▶ [BRIEF]: Retype the lines beneath this one, from the first through the line containing "at (axis cs:31.26,78.52)". Pictures are left out.

▶ [DATA EXTRACT]:
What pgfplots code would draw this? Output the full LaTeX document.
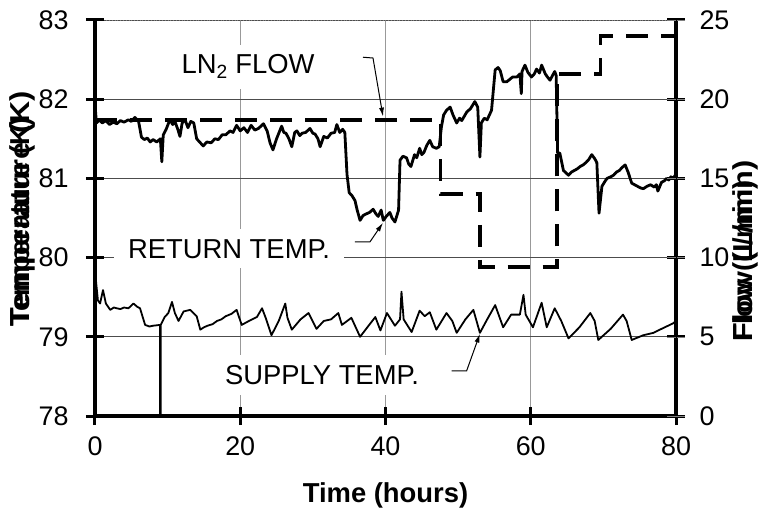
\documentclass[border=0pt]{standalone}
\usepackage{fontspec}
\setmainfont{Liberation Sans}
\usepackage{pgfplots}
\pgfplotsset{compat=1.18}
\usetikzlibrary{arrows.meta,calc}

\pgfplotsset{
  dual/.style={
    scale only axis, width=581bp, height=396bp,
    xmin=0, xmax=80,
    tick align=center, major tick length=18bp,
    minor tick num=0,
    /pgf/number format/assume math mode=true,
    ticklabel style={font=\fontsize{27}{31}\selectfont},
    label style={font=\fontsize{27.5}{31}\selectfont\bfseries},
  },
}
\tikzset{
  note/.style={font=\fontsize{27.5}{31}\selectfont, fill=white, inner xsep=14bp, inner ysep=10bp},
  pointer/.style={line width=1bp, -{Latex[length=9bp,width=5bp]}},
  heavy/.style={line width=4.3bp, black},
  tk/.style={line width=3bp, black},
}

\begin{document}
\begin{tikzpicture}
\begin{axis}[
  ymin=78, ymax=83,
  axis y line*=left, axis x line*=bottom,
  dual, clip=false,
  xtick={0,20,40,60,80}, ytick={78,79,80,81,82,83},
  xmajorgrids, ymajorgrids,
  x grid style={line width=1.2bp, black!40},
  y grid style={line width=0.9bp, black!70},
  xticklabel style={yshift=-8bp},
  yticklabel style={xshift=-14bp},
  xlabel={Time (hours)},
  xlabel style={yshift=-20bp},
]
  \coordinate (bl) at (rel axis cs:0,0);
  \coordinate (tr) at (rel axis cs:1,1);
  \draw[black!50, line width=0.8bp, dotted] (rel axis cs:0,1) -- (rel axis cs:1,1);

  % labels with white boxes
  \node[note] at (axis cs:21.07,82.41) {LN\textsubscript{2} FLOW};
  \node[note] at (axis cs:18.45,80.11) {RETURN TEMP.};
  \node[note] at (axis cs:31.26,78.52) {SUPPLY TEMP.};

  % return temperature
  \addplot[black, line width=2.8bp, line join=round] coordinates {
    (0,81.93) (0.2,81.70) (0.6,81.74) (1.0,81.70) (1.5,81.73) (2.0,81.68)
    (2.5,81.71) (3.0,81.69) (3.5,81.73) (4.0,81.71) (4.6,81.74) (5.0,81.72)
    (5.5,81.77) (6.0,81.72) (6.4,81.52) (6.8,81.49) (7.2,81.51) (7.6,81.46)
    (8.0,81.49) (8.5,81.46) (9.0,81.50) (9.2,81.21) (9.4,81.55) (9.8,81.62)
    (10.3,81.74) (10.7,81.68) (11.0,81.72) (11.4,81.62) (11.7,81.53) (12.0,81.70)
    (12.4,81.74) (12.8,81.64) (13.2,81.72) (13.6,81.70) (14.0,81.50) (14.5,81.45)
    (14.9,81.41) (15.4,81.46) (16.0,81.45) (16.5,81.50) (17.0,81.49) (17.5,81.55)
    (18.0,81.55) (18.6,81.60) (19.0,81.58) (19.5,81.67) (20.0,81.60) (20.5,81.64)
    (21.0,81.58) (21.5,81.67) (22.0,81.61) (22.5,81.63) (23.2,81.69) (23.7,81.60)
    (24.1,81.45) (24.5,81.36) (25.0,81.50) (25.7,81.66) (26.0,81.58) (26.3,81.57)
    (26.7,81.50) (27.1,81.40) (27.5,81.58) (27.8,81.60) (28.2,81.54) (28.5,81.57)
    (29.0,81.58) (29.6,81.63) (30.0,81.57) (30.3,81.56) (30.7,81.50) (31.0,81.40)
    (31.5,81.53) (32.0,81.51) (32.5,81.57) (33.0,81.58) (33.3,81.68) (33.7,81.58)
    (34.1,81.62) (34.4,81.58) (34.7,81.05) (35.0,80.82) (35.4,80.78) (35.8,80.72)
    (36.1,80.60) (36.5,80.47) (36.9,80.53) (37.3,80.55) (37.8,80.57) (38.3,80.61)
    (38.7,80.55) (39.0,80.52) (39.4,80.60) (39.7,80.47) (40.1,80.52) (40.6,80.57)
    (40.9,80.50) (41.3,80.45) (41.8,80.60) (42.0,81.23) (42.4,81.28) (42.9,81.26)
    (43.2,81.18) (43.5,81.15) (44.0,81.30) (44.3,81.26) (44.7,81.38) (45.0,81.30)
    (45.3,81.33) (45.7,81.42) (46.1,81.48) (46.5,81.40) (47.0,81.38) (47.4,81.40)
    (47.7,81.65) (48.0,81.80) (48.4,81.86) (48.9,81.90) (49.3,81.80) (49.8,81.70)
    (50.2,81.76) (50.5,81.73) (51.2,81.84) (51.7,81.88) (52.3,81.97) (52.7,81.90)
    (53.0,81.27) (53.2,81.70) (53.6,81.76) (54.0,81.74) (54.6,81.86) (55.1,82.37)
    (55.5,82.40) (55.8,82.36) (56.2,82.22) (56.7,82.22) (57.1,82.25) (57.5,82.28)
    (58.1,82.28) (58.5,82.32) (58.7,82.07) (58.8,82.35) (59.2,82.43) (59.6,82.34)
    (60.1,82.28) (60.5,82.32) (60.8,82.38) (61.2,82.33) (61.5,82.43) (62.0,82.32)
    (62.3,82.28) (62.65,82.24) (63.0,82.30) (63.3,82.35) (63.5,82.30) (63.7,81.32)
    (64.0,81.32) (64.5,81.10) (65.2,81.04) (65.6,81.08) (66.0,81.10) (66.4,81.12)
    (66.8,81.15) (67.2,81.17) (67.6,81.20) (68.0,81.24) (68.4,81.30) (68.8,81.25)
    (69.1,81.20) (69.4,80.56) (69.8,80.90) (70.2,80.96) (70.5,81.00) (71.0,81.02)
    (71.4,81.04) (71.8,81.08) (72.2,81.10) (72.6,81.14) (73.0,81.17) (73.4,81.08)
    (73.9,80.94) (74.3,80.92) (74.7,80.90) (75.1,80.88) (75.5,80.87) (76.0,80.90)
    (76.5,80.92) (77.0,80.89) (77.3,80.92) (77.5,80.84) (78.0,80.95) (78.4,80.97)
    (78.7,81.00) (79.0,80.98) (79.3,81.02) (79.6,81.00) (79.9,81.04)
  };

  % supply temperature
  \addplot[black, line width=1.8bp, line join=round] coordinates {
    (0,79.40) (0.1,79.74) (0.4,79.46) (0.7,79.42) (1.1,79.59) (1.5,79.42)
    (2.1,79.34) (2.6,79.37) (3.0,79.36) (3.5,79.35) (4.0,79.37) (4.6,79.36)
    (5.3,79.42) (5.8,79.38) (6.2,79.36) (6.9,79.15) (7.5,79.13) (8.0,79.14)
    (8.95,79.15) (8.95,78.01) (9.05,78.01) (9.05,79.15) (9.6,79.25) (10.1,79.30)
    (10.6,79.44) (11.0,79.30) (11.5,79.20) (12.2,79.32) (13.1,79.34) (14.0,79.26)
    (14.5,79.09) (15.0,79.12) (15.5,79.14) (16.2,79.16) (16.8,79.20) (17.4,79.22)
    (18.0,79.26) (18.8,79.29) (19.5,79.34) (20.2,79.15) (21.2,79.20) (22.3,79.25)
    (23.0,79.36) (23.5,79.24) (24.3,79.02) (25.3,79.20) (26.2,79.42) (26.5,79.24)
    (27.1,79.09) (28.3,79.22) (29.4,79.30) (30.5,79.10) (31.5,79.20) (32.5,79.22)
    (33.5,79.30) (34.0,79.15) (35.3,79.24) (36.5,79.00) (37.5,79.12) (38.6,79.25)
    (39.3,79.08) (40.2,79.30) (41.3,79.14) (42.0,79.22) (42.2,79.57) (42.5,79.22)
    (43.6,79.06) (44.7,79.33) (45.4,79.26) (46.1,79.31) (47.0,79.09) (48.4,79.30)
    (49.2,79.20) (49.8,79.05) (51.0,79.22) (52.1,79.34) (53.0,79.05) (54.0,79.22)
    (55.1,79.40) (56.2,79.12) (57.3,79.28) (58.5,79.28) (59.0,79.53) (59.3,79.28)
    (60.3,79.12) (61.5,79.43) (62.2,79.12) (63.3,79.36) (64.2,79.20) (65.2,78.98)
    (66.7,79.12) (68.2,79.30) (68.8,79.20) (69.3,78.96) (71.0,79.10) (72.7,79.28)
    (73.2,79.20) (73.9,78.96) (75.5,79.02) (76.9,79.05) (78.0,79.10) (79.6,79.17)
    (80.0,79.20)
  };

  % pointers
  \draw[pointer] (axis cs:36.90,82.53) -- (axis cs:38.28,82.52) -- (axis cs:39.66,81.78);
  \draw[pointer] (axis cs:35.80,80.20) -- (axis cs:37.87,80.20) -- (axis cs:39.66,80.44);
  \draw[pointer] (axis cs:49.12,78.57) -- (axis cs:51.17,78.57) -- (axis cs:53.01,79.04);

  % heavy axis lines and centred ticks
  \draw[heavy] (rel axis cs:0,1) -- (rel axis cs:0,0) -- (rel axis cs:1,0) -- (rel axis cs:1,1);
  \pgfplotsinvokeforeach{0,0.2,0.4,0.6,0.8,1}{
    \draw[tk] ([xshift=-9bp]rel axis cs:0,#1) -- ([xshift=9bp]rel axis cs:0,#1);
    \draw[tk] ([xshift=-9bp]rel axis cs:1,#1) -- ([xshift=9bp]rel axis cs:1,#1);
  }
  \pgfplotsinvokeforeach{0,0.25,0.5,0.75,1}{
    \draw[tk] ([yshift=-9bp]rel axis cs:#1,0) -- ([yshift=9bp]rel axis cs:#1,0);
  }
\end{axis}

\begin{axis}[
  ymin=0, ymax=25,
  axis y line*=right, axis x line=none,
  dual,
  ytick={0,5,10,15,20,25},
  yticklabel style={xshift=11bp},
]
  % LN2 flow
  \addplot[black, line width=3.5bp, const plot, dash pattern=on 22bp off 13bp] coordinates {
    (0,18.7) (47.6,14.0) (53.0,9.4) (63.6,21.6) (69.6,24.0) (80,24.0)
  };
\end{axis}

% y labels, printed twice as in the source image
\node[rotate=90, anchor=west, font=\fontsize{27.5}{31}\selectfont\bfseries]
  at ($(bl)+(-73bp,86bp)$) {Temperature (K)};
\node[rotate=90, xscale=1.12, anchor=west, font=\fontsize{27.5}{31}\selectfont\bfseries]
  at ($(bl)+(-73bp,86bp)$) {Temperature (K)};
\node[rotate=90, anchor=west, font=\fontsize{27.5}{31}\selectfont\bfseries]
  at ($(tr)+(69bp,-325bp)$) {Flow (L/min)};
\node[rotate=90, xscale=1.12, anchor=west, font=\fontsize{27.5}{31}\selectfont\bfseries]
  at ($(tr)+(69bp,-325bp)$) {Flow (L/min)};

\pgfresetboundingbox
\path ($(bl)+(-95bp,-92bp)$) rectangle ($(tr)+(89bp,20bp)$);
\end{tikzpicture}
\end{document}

▶ [REPLY]:
What pgfplots code would draw this? Output the full LaTeX document.
\documentclass[border=0pt]{standalone}
\usepackage{fontspec}
\setmainfont{Liberation Sans}
\usepackage{pgfplots}
\pgfplotsset{compat=1.18}
\usetikzlibrary{arrows.meta,calc}

\pgfplotsset{
  dual/.style={
    scale only axis, width=581bp, height=396bp,
    xmin=0, xmax=80,
    tick align=center, major tick length=18bp,
    minor tick num=0,
    /pgf/number format/assume math mode=true,
    ticklabel style={font=\fontsize{27}{31}\selectfont},
    label style={font=\fontsize{27.5}{31}\selectfont\bfseries},
  },
}
\tikzset{
  note/.style={font=\fontsize{27.5}{31}\selectfont, fill=white, inner xsep=14bp, inner ysep=10bp},
  pointer/.style={line width=1bp, -{Latex[length=9bp,width=5bp]}},
  heavy/.style={line width=4.3bp, black},
  tk/.style={line width=3bp, black},
}

\begin{document}
\begin{tikzpicture}
\begin{axis}[
  ymin=78, ymax=83,
  axis y line*=left, axis x line*=bottom,
  dual, clip=false,
  xtick={0,20,40,60,80}, ytick={78,79,80,81,82,83},
  xmajorgrids, ymajorgrids,
  x grid style={line width=1.2bp, black!40},
  y grid style={line width=0.9bp, black!70},
  xticklabel style={yshift=-8bp},
  yticklabel style={xshift=-14bp},
  xlabel={Time (hours)},
  xlabel style={yshift=-20bp},
]
  \coordinate (bl) at (rel axis cs:0,0);
  \coordinate (tr) at (rel axis cs:1,1);
  \draw[black!50, line width=0.8bp, dotted] (rel axis cs:0,1) -- (rel axis cs:1,1);

  % labels with white boxes
  \node[note] at (axis cs:21.07,82.41) {LN\textsubscript{2} FLOW};
  \node[note] at (axis cs:18.45,80.11) {RETURN TEMP.};
  \node[note] at (axis cs:31.26,78.52) {SUPPLY TEMP.};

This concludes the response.